If you stare at the Supreme Court’s opinion long enough in a brightly lit room, an image will emerge in which Justice Scalia peers back at you with eyes narrowed, arms crossed, and pursed lips askew. The opinion considered several EPA arguments in support of dismissal and found many ways to say, “Not impressed.”
- “The Government argues that, because Congress gave the EPA the choice between a judicial proceeding and an administrative action, it would undermine the [Clean Water Act] . . . to allow judicial review of the latter.” Id. at 1371. Not impressed. “But that argument rests on the question-begging premise that the relevant difference between a compliance order and an enforcement proceeding is that only the latter is subject to judicial review. There are eminently sound reasons other than insulation from judicial review why compliance orders are useful.” Id.
- “The Government also notes that compliance orders are not self-executing, but must be enforced by the agency in a plenary judicial action.” Id. Not impressed. “But the [Administrative Procedure Act] . . . provides for judicial review of all final agency actions, not just those that impose a self-executing sanction.” Id.
- “The Government further urges us to consider that Congress expressly provided for prompt judicial review, on the administrative record, when the EPA assesses administrative penalties after a hearing . . . but did not expressly provide for review of compliance orders.” Id. Not impressed. “But if the express provision of judicial review in one section of a long and complicated statue were alone enough to overcome the [Administrative Procedure Act’s] . . . presumption of reviewability for all final agency action, it would not be much of a presumption at all.” Id.
- “The Government warns that the EPA is less likely to use the orders if they are subject to judicial review.” Id. at 1374. Not impressed. “That may be true – but it will be true for all agency actions subjected to judicial review.
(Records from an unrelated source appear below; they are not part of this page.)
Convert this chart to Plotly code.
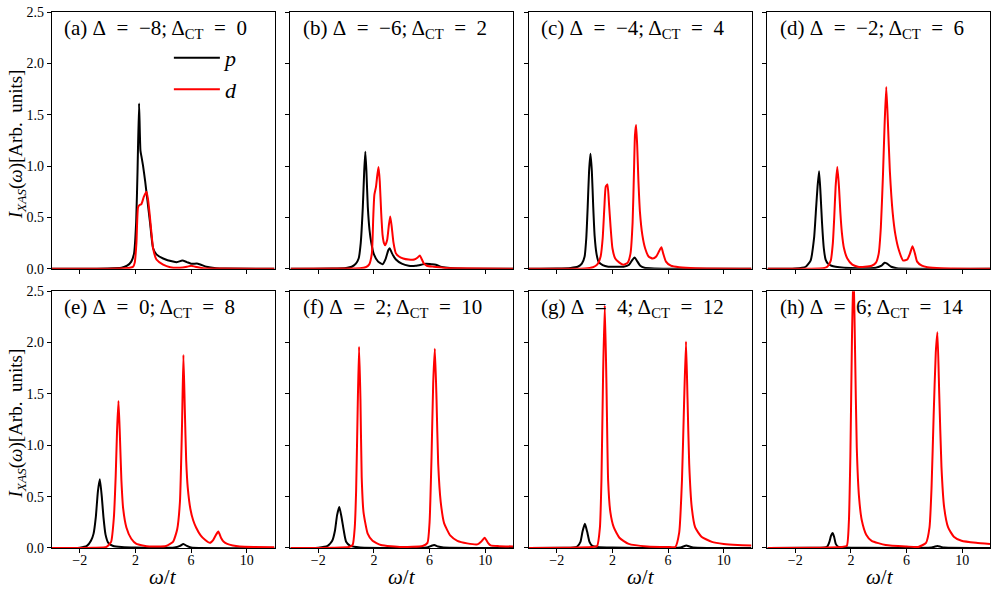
import plotly.graph_objects as go
from plotly.subplots import make_subplots

# ---------------- data ----------------
panel_letters = ["a", "b", "c", "d", "e", "f", "g", "h"]
delta_vals = [-8, -6, -4, -2, 0, 2, 4, 6]
dct_vals = [0, 2, 4, 6, 8, 10, 12, 14]
x_ticks = [-2, 2, 6, 10]
y_ticks = [0.0, 0.5, 1.0, 1.5, 2.0, 2.5]

# panel (a)
a_p_x = [-4, 0, 1.0, 1.4, 1.7, 1.9, 2.05, 2.15, 2.26, 2.36, 2.45, 2.55, 2.7, 2.85, 3.05, 3.27, 3.51, 3.99, 4.7, 5.0, 5.37, 5.7, 6.0, 6.5, 7.1, 7.8, 8.5, 12]
a_p_y = [0, 0.003, 0.01, 0.03, 0.07, 0.15, 0.45, 0.95, 1.61, 1.15, 1.08, 1.0, 0.85, 0.68, 0.45, 0.2, 0.14, 0.1, 0.07, 0.065, 0.08, 0.065, 0.05, 0.05, 0.02, 0.005, 0.002, 0]
a_d_x = [-4, 0, 1.2, 1.6, 1.83, 1.95, 2.07, 2.19, 2.3, 2.43, 2.6, 2.79, 2.9, 3.03, 3.15, 3.27, 3.51, 3.99, 4.5, 5.2, 5.7, 6.0, 6.3, 6.86, 8, 12]
a_d_y = [0, 0.001, 0.005, 0.01, 0.02, 0.06, 0.25, 0.6, 0.62, 0.63, 0.7, 0.75, 0.68, 0.52, 0.35, 0.2, 0.09, 0.04, 0.015, 0.01, 0.02, 0.03, 0.02, 0.005, 0.002, 0]

# panel (b)
b_p_x = [-4, -1, 0, 0.4, 0.7, 0.9, 1.05, 1.2, 1.3, 1.38, 1.46, 1.56, 1.68, 1.8, 2.0, 2.3, 2.62, 2.85, 3.03, 3.13, 3.3, 3.58, 4.0, 4.5, 5.0, 5.4, 5.73, 6.1, 6.45, 6.8, 7.3, 8, 12]
b_p_y = [0, 0.002, 0.008, 0.02, 0.05, 0.1, 0.25, 0.6, 0.95, 1.14, 0.95, 0.6, 0.38, 0.26, 0.14, 0.07, 0.045, 0.1, 0.18, 0.2, 0.15, 0.09, 0.05, 0.03, 0.03, 0.04, 0.05, 0.045, 0.04, 0.02, 0.01, 0.003, 0]
b_d_x = [-4, 0, 1.0, 1.4, 1.65, 1.85, 1.95, 2.03, 2.15, 2.25, 2.33, 2.42, 2.52, 2.62, 2.72, 2.81, 2.95, 3.07, 3.17, 3.27, 3.4, 3.58, 3.8, 4.1, 4.5, 4.9, 5.15, 5.3, 5.45, 5.6, 5.8, 6.3, 7, 8, 12]
b_d_y = [0, 0.002, 0.006, 0.015, 0.04, 0.15, 0.5, 0.72, 0.8, 0.92, 0.99, 0.85, 0.55, 0.33, 0.25, 0.23, 0.28, 0.42, 0.51, 0.42, 0.26, 0.15, 0.12, 0.1, 0.09, 0.09, 0.11, 0.13, 0.09, 0.05, 0.03, 0.02, 0.01, 0.005, 0]

# panel (c)
c_p_x = [-4, -2, -1, -0.5, -0.2, 0.0, 0.12, 0.22, 0.32, 0.42, 0.52, 0.62, 0.72, 0.85, 1.0, 1.3, 1.7, 2.2, 2.8, 3.2, 3.45, 3.6, 3.75, 4.0, 4.3, 5, 12]
c_p_y = [0, 0.002, 0.008, 0.02, 0.05, 0.12, 0.3, 0.6, 0.95, 1.12, 0.95, 0.6, 0.32, 0.15, 0.07, 0.035, 0.02, 0.02, 0.02, 0.04, 0.09, 0.11, 0.08, 0.03, 0.01, 0.003, 0]
c_d_x = [-4, 0, 0.6, 0.9, 1.15, 1.3, 1.42, 1.52, 1.64, 1.76, 1.86, 2.0, 2.2, 2.5, 2.8, 3.1, 3.3, 3.45, 3.55, 3.62, 3.7, 3.78, 3.87, 3.98, 4.15, 4.35, 4.6, 4.9, 5.15, 5.35, 5.52, 5.65, 5.85, 6.2, 6.8, 8, 12]
c_d_y = [0, 0.003, 0.015, 0.04, 0.12, 0.3, 0.6, 0.8, 0.82, 0.62, 0.42, 0.2, 0.1, 0.06, 0.04, 0.06, 0.15, 0.45, 0.95, 1.3, 1.4, 1.2, 0.85, 0.55, 0.33, 0.2, 0.12, 0.1, 0.12, 0.17, 0.21, 0.15, 0.07, 0.03, 0.015, 0.005, 0]

# panel (d)
d_p_x = [-4, -2, -1.25, -0.9, -0.65, -0.5, -0.4, -0.29, -0.18, -0.08, 0.05, 0.18, 0.35, 0.6, 0.9, 1.5, 2.5, 3.8, 4.2, 4.42, 4.6, 4.9, 5.3, 12]
d_p_y = [0, 0.003, 0.02, 0.08, 0.3, 0.6, 0.8, 0.95, 0.72, 0.45, 0.2, 0.09, 0.05, 0.03, 0.02, 0.01, 0.005, 0.01, 0.03, 0.06, 0.05, 0.02, 0.005, 0]
d_d_x = [-4, -1, 0, 0.3, 0.55, 0.7, 0.8, 0.9, 1.02, 1.14, 1.24, 1.35, 1.5, 1.74, 2.1, 2.5, 3.0, 3.5, 3.8, 4.0, 4.15, 4.3, 4.42, 4.54, 4.65, 4.8, 5.0, 5.2, 5.45, 5.76, 6.05, 6.25, 6.43, 6.6, 6.76, 7.1, 7.5, 8.5, 12]
d_d_y = [0, 0.001, 0.005, 0.02, 0.08, 0.25, 0.5, 0.8, 0.99, 0.8, 0.55, 0.35, 0.2, 0.1, 0.04, 0.02, 0.02, 0.03, 0.06, 0.15, 0.4, 0.9, 1.4, 1.77, 1.45, 0.95, 0.55, 0.33, 0.18, 0.08, 0.09, 0.15, 0.22, 0.15, 0.07, 0.03, 0.015, 0.005, 0]

# panel (e)
e_p_x = [-4, -2, -1.49, -1.2, -1.01, -0.85, -0.7, -0.56, -0.42, -0.3, -0.15, 0.05, 0.4, 1.0, 2.0, 4.8, 5.2, 5.45, 5.7, 6.0, 12]
e_p_y = [0, 0.003, 0.02, 0.07, 0.14, 0.3, 0.55, 0.67, 0.5, 0.3, 0.13, 0.05, 0.02, 0.01, 0.005, 0.005, 0.02, 0.04, 0.02, 0.005, 0]
e_d_x = [-4, -1, -0.08, 0.25, 0.45, 0.58, 0.68, 0.78, 0.88, 0.99, 1.12, 1.35, 1.7, 2.07, 3, 4.2, 4.7, 5.0, 5.2, 5.35, 5.45, 5.55, 5.65, 5.76, 5.95, 6.15, 6.36, 6.7, 7.0, 7.35, 7.6, 7.8, 7.96, 8.15, 8.35, 8.6, 9.0, 9.5, 10.5, 12]
e_d_y = [0, 0.002, 0.01, 0.06, 0.3, 0.7, 1.15, 1.43, 1.1, 0.66, 0.38, 0.2, 0.09, 0.04, 0.015, 0.02, 0.06, 0.18, 0.45, 1.2, 1.88, 1.35, 0.85, 0.59, 0.38, 0.27, 0.2, 0.12, 0.08, 0.05, 0.08, 0.13, 0.16, 0.1, 0.06, 0.04, 0.025, 0.015, 0.01, 0.008]

# panel (f)
f_p_x = [-4, -2, -1.33, -1.0, -0.8, -0.65, -0.49, -0.33, -0.17, 0.0, 0.3, 1, 5.8, 6.1, 6.33, 6.6, 7, 12]
f_p_y = [0, 0.003, 0.02, 0.07, 0.17, 0.32, 0.4, 0.3, 0.17, 0.06, 0.02, 0.005, 0.005, 0.02, 0.03, 0.015, 0.005, 0]
f_d_x = [-4, -1, 0.2, 0.47, 0.62, 0.72, 0.83, 0.93, 1.03, 1.12, 1.25, 1.55, 1.9, 2.5, 4, 5.5, 5.85, 6.0, 6.14, 6.26, 6.38, 6.5, 6.62, 6.8, 7.05, 7.5, 8.0, 8.7, 9.44, 9.7, 9.96, 10.2, 10.39, 11, 12]
f_d_y = [0, 0.003, 0.01, 0.03, 0.2, 0.56, 1.35, 1.96, 1.45, 0.69, 0.35, 0.14, 0.07, 0.03, 0.01, 0.02, 0.05, 0.25, 0.88, 1.6, 1.94, 1.45, 0.82, 0.45, 0.24, 0.12, 0.07, 0.045, 0.035, 0.06, 0.1, 0.05, 0.025, 0.018, 0.015]

# panel (g)
g_p_x = [-4, -1.5, -0.8, -0.53, -0.3, -0.15, 0.02, 0.18, 0.35, 0.55, 0.9, 2, 6.9, 7.1, 7.31, 7.55, 7.8, 12]
g_p_y = [0, 0.002, 0.005, 0.015, 0.06, 0.16, 0.235, 0.16, 0.06, 0.02, 0.01, 0.005, 0.005, 0.015, 0.025, 0.015, 0.005, 0]
g_d_x = [-4, -1, 0.5, 0.9, 1.1, 1.21, 1.33, 1.45, 1.57, 1.69, 1.85, 2.1, 2.5, 3.17, 4.5, 6.0, 6.52, 6.8, 7.0, 7.15, 7.29, 7.4, 7.52, 7.7, 7.95, 8.4, 9.15, 10, 11, 12]
g_d_y = [0, 0.003, 0.01, 0.02, 0.2, 0.66, 1.7, 2.36, 1.6, 0.66, 0.35, 0.2, 0.1, 0.04, 0.015, 0.01, 0.01, 0.15, 0.66, 1.4, 2.01, 1.45, 0.82, 0.4, 0.2, 0.11, 0.06, 0.04, 0.03, 0.025]

# panel (h)
h_p_x = [-4, -1, 0.1, 0.3, 0.45, 0.57, 0.68, 0.79, 0.91, 1.1, 1.5, 3, 7.8, 8.0, 8.22, 8.45, 8.7, 12]
h_p_y = [0, 0.002, 0.005, 0.015, 0.06, 0.12, 0.145, 0.11, 0.04, 0.01, 0.005, 0.002, 0.005, 0.012, 0.02, 0.012, 0.005, 0]
h_d_x = [-4, 0, 1.3, 1.7, 1.85, 1.96, 2.07, 2.18, 2.3, 2.42, 2.58, 2.78, 3.1, 3.49, 4.5, 6, 6.84, 7.4, 7.65, 7.8, 7.95, 8.1, 8.22, 8.35, 8.51, 8.7, 8.99, 9.4, 9.95, 11, 12]
h_d_y = [0, 0.003, 0.01, 0.02, 0.25, 0.9, 2.0, 2.75, 1.9, 0.98, 0.5, 0.27, 0.13, 0.07, 0.03, 0.015, 0.01, 0.05, 0.2, 0.6, 1.3, 1.9, 2.1, 1.5, 0.79, 0.4, 0.2, 0.11, 0.07, 0.05, 0.04]

p_series = [(a_p_x, a_p_y), (b_p_x, b_p_y), (c_p_x, c_p_y), (d_p_x, d_p_y),
            (e_p_x, e_p_y), (f_p_x, f_p_y), (g_p_x, g_p_y), (h_p_x, h_p_y)]
d_series = [(a_d_x, a_d_y), (b_d_x, b_d_y), (c_d_x, c_d_y), (d_d_x, d_d_y),
            (e_d_x, e_d_y), (f_d_x, f_d_y), (g_d_x, g_d_y), (h_d_x, h_d_y)]

# ---------------- figure ----------------
W, H = 996, 596
ML, MR, MT, MB = 52, 5, 10, 48
PW, PH = W - ML - MR, H - MT - MB

fig = make_subplots(rows=2, cols=4, shared_xaxes=False, shared_yaxes=False,
                    horizontal_spacing=16 / PW, vertical_spacing=22.5 / PH)

SERIF = "Liberation Serif"
TICKFONT = dict(family=SERIF, size=14, color="black")

for i in range(8):
    r, c = i // 4 + 1, i % 4 + 1
    px_, py_ = p_series[i]
    dx_, dy_ = d_series[i]
    fig.add_trace(go.Scatter(x=px_, y=py_, mode="lines", name="<i>p</i>",
                             line=dict(color="black", width=2, shape="spline", smoothing=0.5),
                             showlegend=(i == 0), hoverinfo="skip"), row=r, col=c)
    fig.add_trace(go.Scatter(x=dx_, y=dy_, mode="lines", name="<i>d</i>",
                             line=dict(color="#ff0000", width=2, shape="spline", smoothing=0.5),
                             showlegend=(i == 0), hoverinfo="skip"), row=r, col=c)
    fig.update_xaxes(range=[-4, 12], tickvals=x_ticks, showticklabels=(r == 2),
                     ticks="outside", ticklen=4, tickwidth=1, tickcolor="black",
                     ticklabelstandoff=-5,
                     showline=True, mirror=True, linecolor="black", linewidth=1.3,
                     showgrid=False, zeroline=False, tickfont=TICKFONT,
                     layer="below traces", row=r, col=c)
    fig.update_yaxes(range=[0, 2.5], tickvals=y_ticks, tickformat=".1f",
                     showticklabels=(c == 1),
                     ticks="outside", ticklen=4, tickwidth=1, tickcolor="black",
                     showline=True, mirror=True, linecolor="black", linewidth=1.3,
                     showgrid=False, zeroline=False, tickfont=TICKFONT,
                     layer="below traces", row=r, col=c)


def fmt(v):
    return ("\u2212" + str(abs(v))) if v < 0 else str(v)


def px2x(px):  # screen pixel -> paper x
    return (px - ML) / PW


def py2y(py):  # screen pixel -> paper y
    return (H - MB - py) / PH


panel_left = [52, 291, 530, 769]
row_top = [10, 290.5]
row_bottom = [267.5, 547.5]
EN = "\u2002"
annotations = []
for i in range(8):
    r, c = i // 4, i % 4
    txt = "(%s) \u0394%s=%s%s;\u2009\u0394<sub>CT</sub>%s=%s%d" % (
        panel_letters[i], EN, EN, fmt(delta_vals[i]), EN, EN, dct_vals[i])
    annotations.append(dict(text=txt, xref="paper", yref="paper",
                            x=px2x(panel_left[c] + 10), y=py2y(row_top[r] + 17),
                            xanchor="left", yanchor="middle", showarrow=False,
                            font=dict(family=SERIF, size=21, color="black")))

ylab = "<i>I</i><sub><i>XAS</i></sub>(<i>\u03c9</i>)[Arb.\u2002units]"
for r in range(2):
    annotations.append(dict(text=ylab, xref="paper", yref="paper",
                            x=px2x(17), y=py2y((row_top[r] + row_bottom[r]) / 2 + 4),
                            xanchor="center", yanchor="middle", textangle=-90, showarrow=False,
                            font=dict(family=SERIF, size=19, color="black")))
for c in range(4):
    annotations.append(dict(text="<i>\u03c9</i>/<i>t</i>", xref="paper", yref="paper",
                            x=px2x(panel_left[c] + 111.5), y=py2y(577),
                            xanchor="center", yanchor="middle", showarrow=False,
                            font=dict(family=SERIF, size=21, color="black")))

fig.update_layout(
    width=W, height=H,
    margin=dict(l=ML, r=MR, t=MT, b=MB, pad=0),
    paper_bgcolor="white", plot_bgcolor="white",
    font=dict(family=SERIF, color="black"),
    annotations=annotations,
    showlegend=True,
    legend=dict(x=px2x(169), y=py2y(35), xanchor="left", yanchor="top",
                bgcolor="rgba(0,0,0,0)", borderwidth=0, itemwidth=46,
                font=dict(family=SERIF, size=22, color="black")),
)

fig.write_html("out.html", config={"displayModeBar": False},
               post_script="document.body.style.margin='0px';")
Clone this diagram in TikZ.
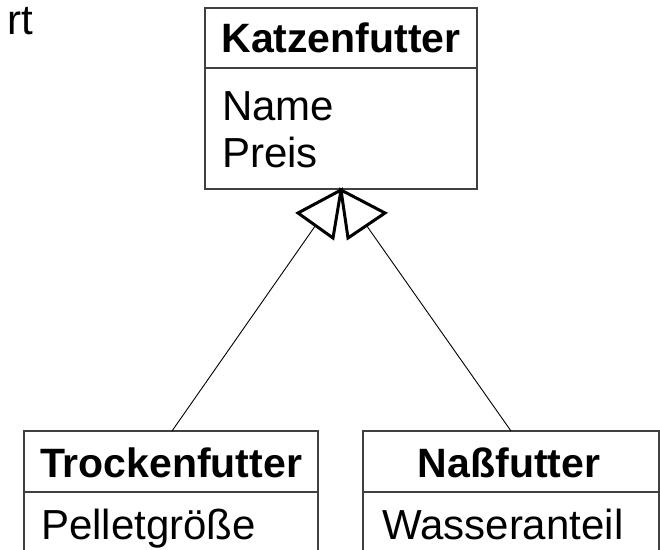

The [Administrative Procedure Act’s] . . . presumption of judicial review is a repudiation of the principle that efficiency of regulation conquers all.” Id.
- Still not impressed: “The cases on which the Government relies simply are not analogous.” Id. at 1373.
There are a multitude of ways to say, “The court disagrees with your argument.”
One side of the spectrum conveys this message: “This is a tough issue, and you have offered a thoughtful, plausible argument for a ruling in your favor. However, other weighty considerations compel the court to rule against you.”
The other side of the spectrum conveys this message: “Fuggedaboutit.”
I would place Sackett close to the Fuggedaboutit side.
In part, the vigor with which the Supreme Court rejected arguments proffered by the EPA may reflect a perception that the agency took an unreasonable position in response to significant and legitimate concerns about the coercive effect of its compliance order.
Sackett provides a helpful reminder to consider not only whether a particular argument is logically sound and supported in the law, but also whether it is likely to sound reasonable to a disinterested third party. “I win” is the beginning of a discussion on appeal, not the end.
A skilled advocate expressly confronts this consideration by explaining that the client is entitled to win based on a ruling that has the added benefit of being a reasonable and appropriate treatment of legitimate, competing interests. This is the advocate who is more likely impress McKayla.